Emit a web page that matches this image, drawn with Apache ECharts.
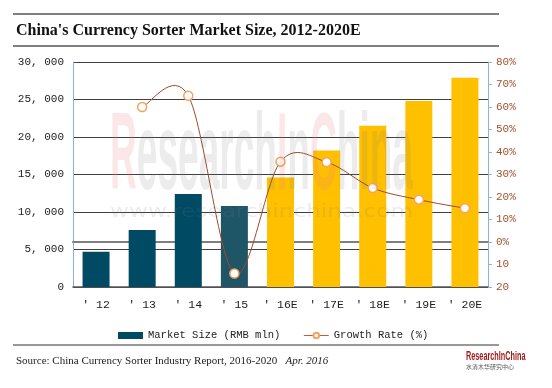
<!DOCTYPE html>
<html><head><meta charset="utf-8">
<script src="https://cdn.jsdelivr.net/npm/echarts@6/dist/echarts.min.js"></script>
<style>html,body{margin:0;padding:0;background:#fff}#c{width:552px;height:388px}</style>
</head><body><div id="c"></div>
<script>
var categories = ["\u2032 12","\u2032 13","\u2032 14","\u2032 15","\u2032 16E","\u2032 17E","\u2032 18E","\u2032 19E","\u2032 20E"];
var marketSize = [4700, 7600, 12400, 10800, 14600, 18200, 21500, 24800, 27900];
var growthRate = [null, 60, 65, -14, 35.7, 35.5, 24, 18.8, 15];
var leftTicks = ["0","5, 000","10, 000","15, 000","20, 000","25, 000","30, 000"];
var rightTicks = ["20","10","0%","10%","20%","30%","40%","50%","60%","70%","80%"];
var barColors = ["#004a64","#004a64","#004a64","#1e5668","#ffc000","#ffc000","#ffc000","#ffc000","#ffc000"];

function measure(text, font){
  var c = document.createElement('canvas').getContext('2d');
  c.font = font; return c.measureText(text).width;
}
var wmFont = 'bold 100px "Liberation Sans"';
var wmW = measure('ResearchInChina', wmFont);
var urlFont = '18px "DejaVu Sans"';
var urlW = measure('www.researchinchina.com', urlFont);

// Excel-like smoothed curve through the growth points, via the axis scales
function renderCurve(params, api){
  var pts = growthRate.map(function(v,i){ return v==null ? null : api.coord([i, v]); });
  var d = '';
  var segs = [], cur = [];
  pts.forEach(function(p){ if(p){cur.push(p);} else { if(cur.length) segs.push(cur); cur=[]; } });
  if(cur.length) segs.push(cur);
  segs.forEach(function(s){
    d += 'M' + s[0][0] + ' ' + s[0][1];
    for(var i=0;i<s.length-1;i++){
      var p0 = s[Math.max(i-1,0)], p1 = s[i], p2 = s[i+1], p3 = s[Math.min(i+2,s.length-1)];
      var c1x = p1[0] + (p2[0]-p0[0])/6, c1y = p1[1] + (p2[1]-p0[1])/6;
      var c2x = p2[0] - (p3[0]-p1[0])/6, c2y = p2[1] - (p3[1]-p1[1])/6;
      d += ' C' + c1x + ' ' + c1y + ' ' + c2x + ' ' + c2y + ' ' + p2[0] + ' ' + p2[1];
    }
  });
  return {type:'path', shape:{pathData:d}, style:{fill:'none', stroke:'#9c4a2a', lineWidth:1}};
}

var chart = echarts.init(document.getElementById('c'));
var mono = '"Liberation Mono"';
chart.setOption({
  animation:false,
  grid:{left:73,right:64,top:62,bottom:101},
  legend:{
    left:113, top:325, itemGap:23, itemWidth:25, itemHeight:7,
    textStyle:{fontFamily:mono,fontSize:10.5,color:'#222'},
    data:[{name:'Market Size (RMB mln)',icon:'rect',itemStyle:{color:'#004a64'}},
          {name:'Growth Rate (%)',lineStyle:{color:'#c0603a',width:1,opacity:1}}]
  },
  xAxis:[{
    type:'category', data:categories,
    axisLine:{lineStyle:{color:'#555',width:1.5}},
    axisTick:{show:false},
    axisLabel:{fontFamily:mono,fontSize:11.5,color:'#222',margin:12}
  },{
    type:'category', data:categories, position:'top',
    axisLine:{lineStyle:{color:'#7f7f7f',width:2}},
    axisTick:{show:false}, axisLabel:{show:false}
  }],
  yAxis:[{
    type:'value', min:0, max:30000, interval:5000,
    axisLine:{show:true,lineStyle:{color:'#8ab4e0',width:1}},
    axisTick:{show:false},
    splitLine:{lineStyle:{color:'#404040',width:1}},
    axisLabel:{fontFamily:mono,fontSize:11,color:'#222',margin:9,
      formatter:function(v){return leftTicks[Math.round(v/5000)];}}
  },{
    type:'value', min:-20, max:80, interval:10, position:'right',
    axisLine:{show:true,lineStyle:{color:'#8ab4e0',width:1}},
    axisTick:{show:true,length:4,lineStyle:{color:'#8ab4e0'}},
    splitLine:{show:false},
    axisLabel:{fontFamily:mono,fontSize:11,color:'#a0522d',margin:8,
      formatter:function(v){return rightTicks[Math.round((v+20)/10)];}}
  }],
  series:[{
    name:'Market Size (RMB mln)', type:'bar', barWidth:27, z:2,
    data:marketSize.map(function(v,i){return {value:v,itemStyle:{color:barColors[i]}};})
  },{
    type:'custom', yAxisIndex:1, z:4, silent:true, renderItem:renderCurve, data:[[0, 0]]
  },{
    name:'Growth Rate (%)', type:'line', yAxisIndex:1, z:5,
    symbol:'circle', symbolSize:9, connectNulls:false,
    lineStyle:{color:'#9c4a2a',width:1,opacity:0},
    itemStyle:{color:'#fff',borderColor:'#f4a460',borderWidth:1.5},
    data:growthRate
  }],
  graphic:[
    {type:'line',shape:{x1:13,y1:14,x2:499,y2:14},style:{stroke:'#808080',lineWidth:2}},
    {type:'line',shape:{x1:13,y1:46,x2:499,y2:46},style:{stroke:'#808080',lineWidth:2}},
    {type:'text',left:16,top:23,style:{text:"China's Currency Sorter Market Size, 2012-2020E",font:'bold 16px "Liberation Serif"',fill:'#111'}},
    {type:'line',shape:{x1:13,y1:345,x2:499,y2:345},style:{stroke:'#333',lineWidth:1}},
    {type:'text',left:16,top:356,style:{rich:{a:{fontFamily:'Liberation Serif',fontSize:11,fill:'#222'},b:{fontFamily:'Liberation Serif',fontSize:11,fontStyle:'italic',fill:'#222'}},text:'{a|Source: China Currency Sorter Industry Report, 2016-2020}{a|   }{b|Apr. 2016}'}},
    {type:'text',x:466,y:350,scaleX:0.56,style:{text:'ResearchInChina',font:'bold 13px "Liberation Sans"',fill:'#a31b1b'}},
    {type:'text',x:466,y:364,style:{text:'水清木华研究中心',font:'6px "Noto Sans CJK SC"',fill:'#555'}},
    {type:'text',z:100,x:110,y:104,scaleX:303/wmW,scaleY:1.1,style:{font:wmFont,text:'{r|R}{g|esearch}{r|I}{g|n}{r|C}{g|hina}',
      rich:{r:{font:wmFont,fill:'rgba(235,120,120,0.18)'},g:{font:wmFont,fill:'rgba(120,120,120,0.14)'}}}},
    {type:'text',z:100,x:110,y:203,scaleX:303/urlW,style:{text:'www.researchinchina.com',font:urlFont,fill:'rgba(120,120,120,0.15)'}}
  ]
});
</script></body></html>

-------------------------

- [WHAT YOU ARE ASKED TO DO] Repeat the material above in full and exactly, omitting the pictures.

- [TASK RESULT]
Emit a web page that matches this image, drawn with Apache ECharts.
<!DOCTYPE html>
<html><head><meta charset="utf-8">
<script src="https://cdn.jsdelivr.net/npm/echarts@6/dist/echarts.min.js"></script>
<style>html,body{margin:0;padding:0;background:#fff}#c{width:552px;height:388px}</style>
</head><body><div id="c"></div>
<script>
var categories = ["\u2032 12","\u2032 13","\u2032 14","\u2032 15","\u2032 16E","\u2032 17E","\u2032 18E","\u2032 19E","\u2032 20E"];
var marketSize = [4700, 7600, 12400, 10800, 14600, 18200, 21500, 24800, 27900];
var growthRate = [null, 60, 65, -14, 35.7, 35.5, 24, 18.8, 15];
var leftTicks = ["0","5, 000","10, 000","15, 000","20, 000","25, 000","30, 000"];
var rightTicks = ["20","10","0%","10%","20%","30%","40%","50%","60%","70%","80%"];
var barColors = ["#004a64","#004a64","#004a64","#1e5668","#ffc000","#ffc000","#ffc000","#ffc000","#ffc000"];

function measure(text, font){
  var c = document.createElement('canvas').getContext('2d');
  c.font = font; return c.measureText(text).width;
}
var wmFont = 'bold 100px "Liberation Sans"';
var wmW = measure('ResearchInChina', wmFont);
var urlFont = '18px "DejaVu Sans"';
var urlW = measure('www.researchinchina.com', urlFont);

// Excel-like smoothed curve through the growth points, via the axis scales
function renderCurve(params, api){
  var pts = growthRate.map(function(v,i){ return v==null ? null : api.coord([i, v]); });
  var d = '';
  var segs = [], cur = [];
  pts.forEach(function(p){ if(p){cur.push(p);} else { if(cur.length) segs.push(cur); cur=[]; } });
  if(cur.length) segs.push(cur);
  segs.forEach(function(s){
    d += 'M' + s[0][0] + ' ' + s[0][1];
    for(var i=0;i<s.length-1;i++){
      var p0 = s[Math.max(i-1,0)], p1 = s[i], p2 = s[i+1], p3 = s[Math.min(i+2,s.length-1)];
      var c1x = p1[0] + (p2[0]-p0[0])/6, c1y = p1[1] + (p2[1]-p0[1])/6;
      var c2x = p2[0] - (p3[0]-p1[0])/6, c2y = p2[1] - (p3[1]-p1[1])/6;
      d += ' C' + c1x + ' ' + c1y + ' ' + c2x + ' ' + c2y + ' ' + p2[0] + ' ' + p2[1];
    }
  });
  return {type:'path', shape:{pathData:d}, style:{fill:'none', stroke:'#9c4a2a', lineWidth:1}};
}

var chart = echarts.init(document.getElementById('c'));
var mono = '"Liberation Mono"';
chart.setOption({
  animation:false,
  grid:{left:73,right:64,top:62,bottom:101},
  legend:{
    left:113, top:325, itemGap:23, itemWidth:25, itemHeight:7,
    textStyle:{fontFamily:mono,fontSize:10.5,color:'#222'},
    data:[{name:'Market Size (RMB mln)',icon:'rect',itemStyle:{color:'#004a64'}},
          {name:'Growth Rate (%)',lineStyle:{color:'#c0603a',width:1,opacity:1}}]
  },
  xAxis:[{
    type:'category', data:categories,
    axisLine:{lineStyle:{color:'#555',width:1.5}},
    axisTick:{show:false},
    axisLabel:{fontFamily:mono,fontSize:11.5,color:'#222',margin:12}
  },{
    type:'category', data:categories, position:'top',
    axisLine:{lineStyle:{color:'#7f7f7f',width:2}},
    axisTick:{show:false}, axisLabel:{show:false}
  }],
  yAxis:[{
    type:'value', min:0, max:30000, interval:5000,
    axisLine:{show:true,lineStyle:{color:'#8ab4e0',width:1}},
    axisTick:{show:false},
    splitLine:{lineStyle:{color:'#404040',width:1}},
    axisLabel:{fontFamily:mono,fontSize:11,color:'#222',margin:9,
      formatter:function(v){return leftTicks[Math.round(v/5000)];}}
  },{
    type:'value', min:-20, max:80, interval:10, position:'right',
    axisLine:{show:true,lineStyle:{color:'#8ab4e0',width:1}},
    axisTick:{show:true,length:4,lineStyle:{color:'#8ab4e0'}},
    splitLine:{show:false},
    axisLabel:{fontFamily:mono,fontSize:11,color:'#a0522d',margin:8,
      formatter:function(v){return rightTicks[Math.round((v+20)/10)];}}
  }],
  series:[{
    name:'Market Size (RMB mln)', type:'bar', barWidth:27, z:2,
    data:marketSize.map(function(v,i){return {value:v,itemStyle:{color:barColors[i]}};})
  },{
    type:'custom', yAxisIndex:1, z:4, silent:true, renderItem:renderCurve, data:[[0, 0]]
  },{
    name:'Growth Rate (%)', type:'line', yAxisIndex:1, z:5,
    symbol:'circle', symbolSize:9, connectNulls:false,
    lineStyle:{color:'#9c4a2a',width:1,opacity:0},
    itemStyle:{color:'#fff',borderColor:'#f4a460',borderWidth:1.5},
    data:growthRate
  }],
  graphic:[
    {type:'line',shape:{x1:13,y1:14,x2:499,y2:14},style:{stroke:'#808080',lineWidth:2}},
    {type:'line',shape:{x1:13,y1:46,x2:499,y2:46},style:{stroke:'#808080',lineWidth:2}},
    {type:'text',left:16,top:23,style:{text:"China's Currency Sorter Market Size, 2012-2020E",font:'bold 16px "Liberation Serif"',fill:'#111'}},
    {type:'line',shape:{x1:13,y1:345,x2:499,y2:345},style:{stroke:'#333',lineWidth:1}},
    {type:'text',left:16,top:356,style:{rich:{a:{fontFamily:'Liberation Serif',fontSize:11,fill:'#222'},b:{fontFamily:'Liberation Serif',fontSize:11,fontStyle:'italic',fill:'#222'}},text:'{a|Source: China Currency Sorter Industry Report, 2016-2020}{a|   }{b|Apr. 2016}'}},
    {type:'text',x:466,y:350,scaleX:0.56,style:{text:'ResearchInChina',font:'bold 13px "Liberation Sans"',fill:'#a31b1b'}},
    {type:'text',x:466,y:364,style:{text:'水清木华研究中心',font:'6px "Noto Sans CJK SC"',fill:'#555'}},
    {type:'text',z:100,x:110,y:104,scaleX:303/wmW,scaleY:1.1,style:{font:wmFont,text:'{r|R}{g|esearch}{r|I}{g|n}{r|C}{g|hina}',
      rich:{r:{font:wmFont,fill:'rgba(235,120,120,0.18)'},g:{font:wmFont,fill:'rgba(120,120,120,0.14)'}}}},
    {type:'text',z:100,x:110,y:203,scaleX:303/urlW,style:{text:'www.researchinchina.com',font:urlFont,fill:'rgba(120,120,120,0.15)'}}
  ]
});
</script></body></html>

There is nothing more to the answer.